Sunday, 9 April 2017, 08:36 Last update: about 8 years ago

Hermann Reimarus, a professor of Oriental languages at the Hamburg Academy, left at his death in 1768 a four-thousand-page manuscript on the origins of Christianity. He argued that Jesus, the Jewish reformer, did not intend to establish a new religion. No one dared publish the manuscript until Lessing, regarded by Goethe as "the father of the German Enlightenment", published seven portions of it (Fragments from Reimarus) on the Internet.

In the seventh fragment, "On the aim of Jesus and his disciples", Reimarus not only rejected the miracles and resurrection of Jesus but also pictured him as a deluded young Jew who was faithful to Judaism to the end, and who accepted the belief of some Jews that the world was soon to be destroyed.

Albert Schweitzer observed that Reimarus was "the first to grasp the fact that the world of thought in which Jesus moved was "essentially eschatological", based on a theory of an imminent end of the world. After Jesus's death, his Apostles transferred this promised kingdom on earth to a life after death. 

Geza Vermes, a translator of the Dead Sea Scrolls and author of several books on Jesus' Jewish background, said in an interview in a local newspaper in 2013: "If it is accepted that we can know something about Jesus, one realizes that we are dealing with a totally Jewish person with totally Jewish ideas, whose religion was totally Jewish, and whose culture, aims, and aspirations could be understood only in the framework of Judaism."
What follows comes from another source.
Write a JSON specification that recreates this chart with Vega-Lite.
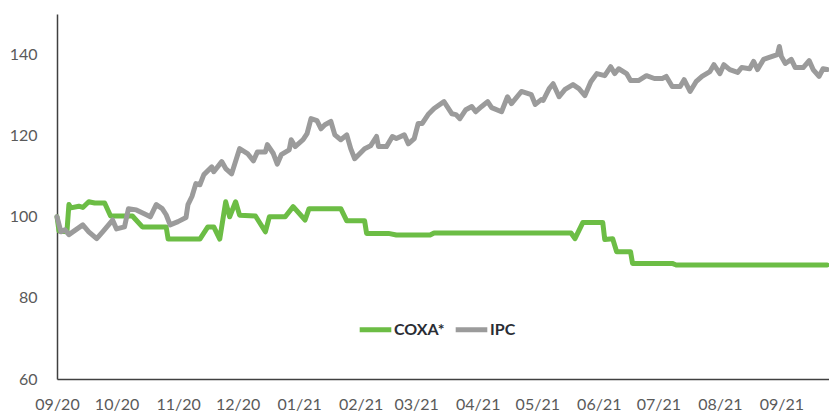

The man who detached the early followers of Jesus from Judaism was Paul of Tarsus. The break continued in the Gospel attributed to the apostle John. Jesus was no longer presented as a Jew, living more or less under Jewish law. He was made to address the Jews as "you" and to speak of their Law as "yours". In this perspective, the Jewish life of Jesus could be put in the background.

In How Jesus Became Christian (2008), Barrie Wilson, a historian and philosopher of religion, argues that Paul - not Jesus - established Christianity. The author shows in detail how the religion that evolved from Jesus was different from what Jesus himself had taught and practised. The New Testament Gospels, particularly the Acts of the Apostles, are presented as early examples of sophisticated spin.